То, что осложняло Зиммелю жизнь, отравило и его посмертную славу. Я имею в виду не «национальный вопрос», а разбросанность его интересов, фрагментарность изложения, ориентацию скорее на широкую публику, чем на академические круги. Он и после смерти долгое время оставался одним из самых популярных философов и социологов. Но признание этой популярности всегда сопровождалось обидными оговорками, касающимися, в первую очередь, стиля его творчества. П. Сорокин (известный, впрочем, резкостью своих суждений о предшественниках) находил у Зиммеля лишь «набор логических несообразностей при отсутствии четкой теоретической конструкции»37. Высоко ценивший Зиммеля Макс Вебер, писавший, что «в каждой из его работ в изобилии находятся новые, важные теоретические идеи и тонкие наблюдения», считал все же его методологию «неприемлемой», а манеру изложения «странной и неадекватной»38. Даже столь глубокий философ, как Ортега-и-Гассет, сравнивал Зиммеля с философской белкой, прыгающей от одного орешка к другому, отгрызающей понемногу от каждого и получающей наслаждение, в основном, от собственной акробатики.

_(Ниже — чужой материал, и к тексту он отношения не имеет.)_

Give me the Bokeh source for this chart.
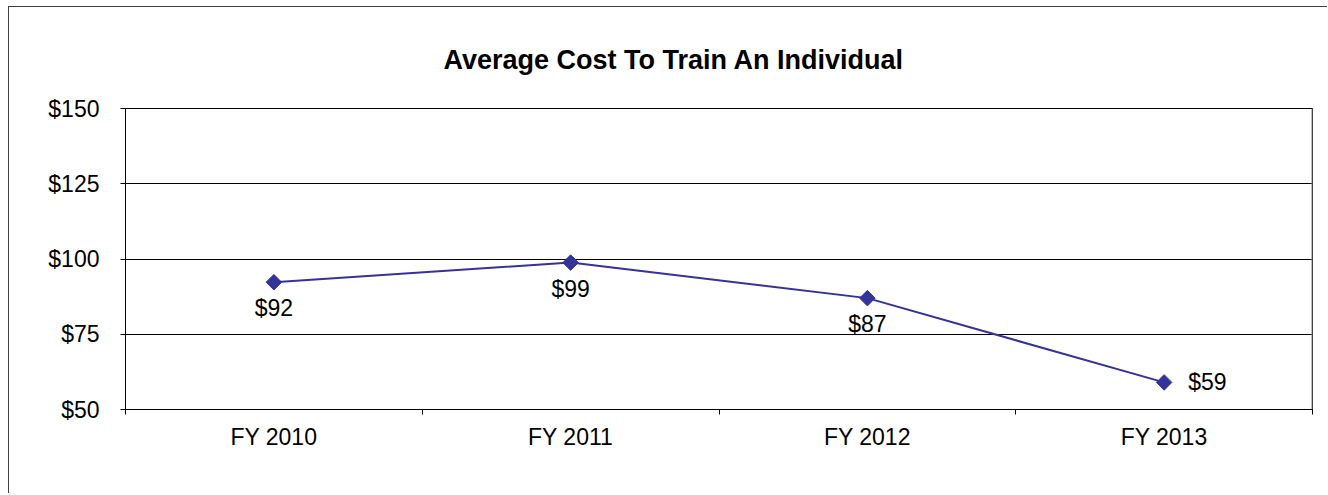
from bokeh.plotting import figure
from bokeh.models import (ColumnDataSource, FixedTicker, LabelSet, Range1d, Span,
                          NumeralTickFormatter)
from bokeh.core.properties import value
from bokeh.embed import file_html
from bokeh.resources import INLINE

categories = ["FY 2010", "FY 2011", "FY 2012", "FY 2013"]
costs = [92.3, 98.8, 87.0, 59.0]
cost_labels = ["$92", "$99", "$87", "$59"]
y_ticks = [50, 75, 100, 125, 150]
title_text = "Average Cost To Train An Individual"

FONT = "Liberation Sans"
LINE = "#333399"
FS = "23px"

xs = [i + 0.5 for i in range(len(categories))]

p = figure(width=1319, height=487, output_backend="svg", toolbar_location=None,
           x_range=Range1d(0, len(categories)), y_range=Range1d(50, 150),
           min_border_left=116, min_border_right=16, min_border_top=101,
           min_border_bottom=85)
p.styles = {"border-left": "1px solid #404040", "border-top": "1px solid #404040",
            "margin-left": "8px", "margin-top": "6px"}

p.title.text = title_text
p.title.text_font = FONT
p.title.text_font_size = "27px"
p.title.text_font_style = "bold"
p.title.text_color = "black"
p.title.align = "left"
p.title.offset = 318
p.title.standoff = 68

p.outline_line_color = "black"
p.outline_line_width = 1
p.xgrid.visible = False
p.ygrid.grid_line_color = "black"
p.ygrid.grid_line_width = 1
p.ygrid.ticker = FixedTicker(ticks=y_ticks)

# y axis
p.yaxis.ticker = FixedTicker(ticks=y_ticks, minor_ticks=[])
p.yaxis.formatter = NumeralTickFormatter(format="$0")
p.yaxis.major_label_text_font = FONT
p.yaxis.major_label_text_font_size = FS
p.yaxis.major_label_text_color = "black"
p.yaxis.major_tick_in = 0
p.yaxis.major_tick_out = 5
p.yaxis.minor_tick_line_color = None
p.yaxis.major_label_standoff = 21
p.yaxis.axis_line_color = "black"
p.yaxis.major_tick_line_color = "black"

# x axis: labels at centers, tick marks at boundaries
p.xaxis.ticker = FixedTicker(ticks=xs, minor_ticks=list(range(len(categories) + 1)))
p.xaxis.major_label_overrides = {x: c for x, c in zip(xs, categories)}
p.xaxis.major_label_text_font = FONT
p.xaxis.major_label_text_font_size = FS
p.xaxis.major_label_text_color = "black"
p.xaxis.major_tick_line_color = None
p.xaxis.major_tick_in = 0
p.xaxis.major_tick_out = 0
p.xaxis.minor_tick_line_color = "black"
p.xaxis.minor_tick_in = 0
p.xaxis.minor_tick_out = 5
p.xaxis.major_label_standoff = 9
p.xaxis.axis_line_color = "black"

p.add_layout(Span(location=len(categories), dimension="height",
                  line_color="#808080", line_width=2))

src = ColumnDataSource(dict(x=xs, y=costs, lab=cost_labels))
p.line("x", "y", source=src, line_color=LINE, line_width=2)
p.scatter("x", "y", source=src, marker="square", size=11, angle=0.785398,
          fill_color=LINE, line_color=LINE)

below = ColumnDataSource(dict(x=xs[:3], y=costs[:3], lab=cost_labels[:3]))
right = ColumnDataSource(dict(x=xs[3:], y=costs[3:], lab=cost_labels[3:]))
p.add_layout(LabelSet(x="x", y="y", text="lab", source=below,
                      text_align="center", text_baseline="middle", y_offset=-26,
                      text_font=value(FONT), text_font_size=FS, text_color="black"))
p.add_layout(LabelSet(x="x", y="y", text="lab", source=right,
                      text_align="left", text_baseline="middle", x_offset=24,
                      text_font=value(FONT), text_font_size=FS, text_color="black"))

open("out.html", "w").write(file_html(p, INLINE))
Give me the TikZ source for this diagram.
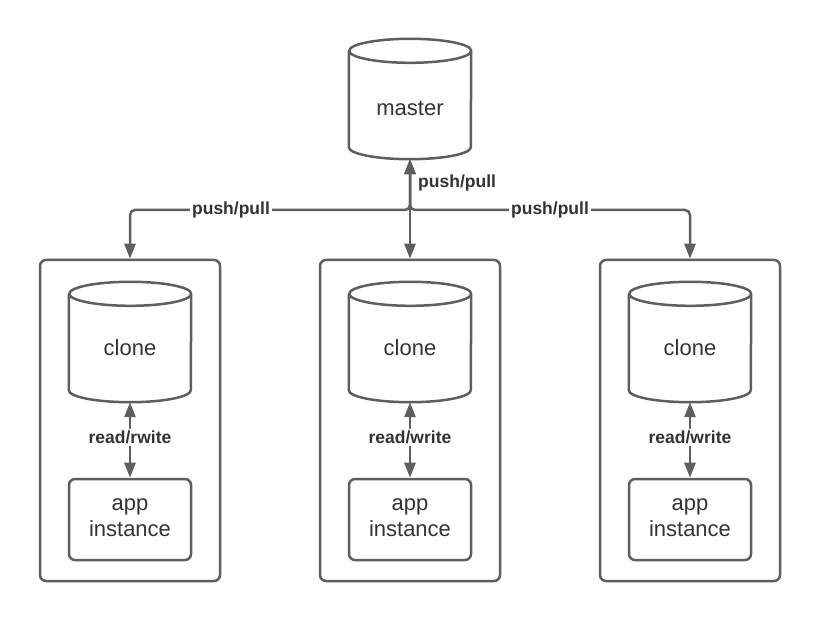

Лишь через много десятилетий после его смерти, в 60—70-е годы, творчество Зиммеля подверглось радикальной переоценке. В его трудах стали обнаруживать если не систематичность, то, во всяком случае, смысловое единство. Релятивизация научного знания, вызванная новыми идеями в философии науки, дала возможность иначе взглянуть на зиммелевский метод и стиль. Выяснилось, что труды его написаны с гораздо более дальним, чем это казалось, прицелом, и выражают не только дух времени, но и дух культуры вообще. Но – и это, пожалуй, самое важное – обнаружились органичность зиммелевского стиля, глубокое единство формы и содержания его работ.